Sunday Gravy for the Soul

July 28, 2022 | Jim Angehr

In a preview of upcoming Five Golden Things podcasts, on my docket is to record with a friend an episode about “our top five big books.” As in, myself and this other guy will countdown through not what we consider to be our five favorite books, nor the five most popular, nor the most famous. In this case, “big books” will simply mean “the longest we’ve ever read.” (Yes, it will be a pod that skews towards book nerds, but variety is the spice of FGT.)


Whenever we get around to recording that installment, one of the volumes that I’ll place on my list of honorable mentions—in this case, only because I haven’t finished it—is Giacomo Leopardi’s Zibaldone. It’s indeed a big book (2,592 pages!) and carries a fascinating backstory.


Leopardi was born into a relatively wealthy Italian family in 1798 and lived the majority of his brief life in his hometown of Recanati before dying in 1837. Perennially sickly and saddled with a hunched back, Leopardi spent most of his hours reading through his parents’ voluminous library and kept a running journal of his reflections at one level about all of the books he consumed and more generally about life, the universe, and everything. Editors posthumously collected these journal entries and published them as Zibaldone di pensieri (literally “a hodge-podge of thoughts”) first in 1898. A trained classicist and poet, Leopardi’s musings in Zibaldone range from ancient to modern (for the time) literature, philosophy, philology, religion, poetry, love, and politics. Together it represents one of the boldest and most complex attempts from a single to comprehend the entirety of Western civilization.

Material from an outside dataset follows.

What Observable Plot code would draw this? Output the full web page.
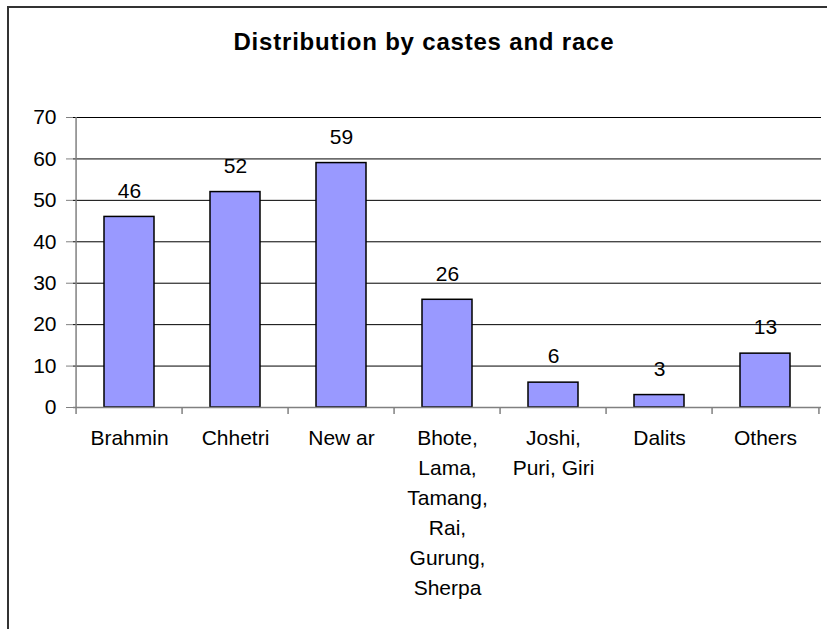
<!DOCTYPE html>
<html>
<head>
<meta charset="utf-8">
<script src="https://cdn.jsdelivr.net/npm/d3@7"></script>
<script src="https://cdn.jsdelivr.net/npm/@observablehq/plot@0.6"></script>
<style>
  body { margin: 0; background: #fff; overflow: hidden; }
</style>
</head>
<body>
<div id="chart"></div>
<script>
// Respondents by caste / ethnic group
const title = "Distribution by castes and race";
const categories = ["Brahmin", "Chhetri", "New ar", "Bhote", "Joshi", "Dalits", "Others"];
const categoryLabels = [
  "Brahmin",
  "Chhetri",
  "New ar",
  "Bhote,\nLama,\nTamang,\nRai,\nGurung,\nSherpa",
  "Joshi,\nPuri, Giri",
  "Dalits",
  "Others"
];
const counts = [46, 52, 59, 26, 6, 3, 13];
const yTicks = [0, 10, 20, 30, 40, 50, 60, 70];

const rows = categories.map((c, i) => ({category: c, label: categoryLabels[i], count: counts[i]}));

const W = 827, H = 629;
const mLeft = 73, mRight = 6, mTop = 117, mBottom = 222;
const step = (W - mLeft - mRight) / categories.length;
const axisGray = "#808080";
const font = "'Liberation Sans', Arial, sans-serif";

const chart = Plot.plot({
  width: W,
  height: H,
  marginLeft: mLeft,
  marginRight: mRight,
  marginTop: mTop,
  marginBottom: mBottom,
  style: {fontFamily: font, fontSize: "21px", color: "#000", background: "#fff"},
  x: {domain: categories, padding: 0, axis: null},
  y: {domain: [0, 70], axis: null, label: null},
  marks: [
    // horizontal gridlines
    Plot.gridY(yTicks, {stroke: "#000", strokeOpacity: 1, strokeWidth: 1}),
    // y axis ticks and labels
    Plot.axisY(yTicks, {label: null, tickSize: 7, tickPadding: 10, stroke: axisGray, fill: "#000", fontSize: 21}),
    // bars
    Plot.barY(rows, {x: "category", y: "count", fill: "#9999FF", stroke: "#000", strokeWidth: 1.5, insetLeft: 28, insetRight: 28}),
    // value labels
    Plot.text(rows, {x: "category", y: "count", text: d => String(d.count), dy: -26, fill: "#000", fontSize: 21}),
    // y axis line
    Plot.ruleX([categories[0]], {x: d => d, y1: 0, y2: 70, dx: -step / 2, stroke: axisGray, strokeWidth: 1.5}),
    // x axis line
    Plot.ruleY([0], {stroke: axisGray, strokeWidth: 1.5}),
    // category boundary tick marks
    Plot.ruleX(categories, {x: d => d, y1: 0, y2: 0, insetBottom: -7, dx: -step / 2, stroke: axisGray, strokeWidth: 1.5}),
    Plot.ruleX([categories[categories.length - 1]], {x: d => d, y1: 0, y2: 0, insetBottom: -7, dx: step / 2, stroke: axisGray, strokeWidth: 1.5}),
    // category labels
    Plot.text(rows, {x: "category", text: "label", frameAnchor: "bottom", lineAnchor: "top", dy: 16.5, lineHeight: 30 / 21, fill: "#000", fontSize: 21}),
    // chart title
    Plot.text([title], {text: d => d, frameAnchor: "top", lineAnchor: "middle", dx: -23.6, dy: -75.5, fontWeight: "bold", fontSize: 24, fill: "#000", className: "chart-title"})
  ]
});

d3.select(chart).selectAll(".chart-title text").style("letter-spacing", "0.8px");

// chart-area border: only its left and top edges fall inside the canvas
d3.select(chart).append("path")
  .attr("d", `M8,${H + 5}V7H${W + 5}`)
  .attr("fill", "none")
  .attr("stroke", "#333")
  .attr("stroke-width", 2);

document.getElementById("chart").appendChild(chart);
</script>
</body>
</html>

However, the plot thickens even more! Zibaldone had been on my radar since my college days as one of those “whenever you get serious about pursuing the life of the mind, you need to read this” types of works, but the only problem was that I couldn’t read a single page of Italian, let alone 2,592 of them. You see, even though Zibaldone first saw the light of day in 1898, a complete edition was not to appear in English until about ten years ago. In the meantime, it was only polyglot English language writers—in my case, folks like authors Clive James and Tim Parks—who would intimate to their readers the wonders of Zibaldone. Kind of like the ultimate band-behind-the-band sort of thing. “Oh, you like [band X]? Well if only you could have heard [band Y]. [Band Y] was a huge influence on [band X] and actually much better, but [band Y] can only be heard by Victrola and seen in the background of the Zapruder film.” The brassy knoll!


Well, sports fans, I finally grabbed my copy of Z last fall. (Why did it take me a few years finally to acquire it, you might reasonably ask? Been busy!) And while I wouldn’t say that Zibaldone is a page turner, I’ve been both ecstatic and a little relieved to discover that it is, in fact, a joy to read. My goal is to get through seven pages a week, which if I stay on track will net me 365 pages per year. Which still wouldn’t get me that far, but it would nevertheless mark genuine, if incremental, progress. Similarly to the duration of Bryce Harper’s contract, I recognize that I might die before everything finishes up. Still, I’m willing to take a swing.


And so, fair readers, and from one Giacomo to another: if Leopardi birthed Zibaldone, Angehr offers Letters To You, which will include periodic ruminations from the latter regarding the former. Stay tuned next week for my first foray into Z, in which I’ll weigh these sentiments from old Leopardi: “For an idea without a word or a way to express it is lost to us, or roams about undefined in our thoughts, and is imperfectly understood by we who have conceived it. With the word, it takes on body and almost visible, tangible, and distinct form.”

In its original context, Leopardi is off on one of his philosophy of language jags, but do you see any potential connections to other stuff there, too?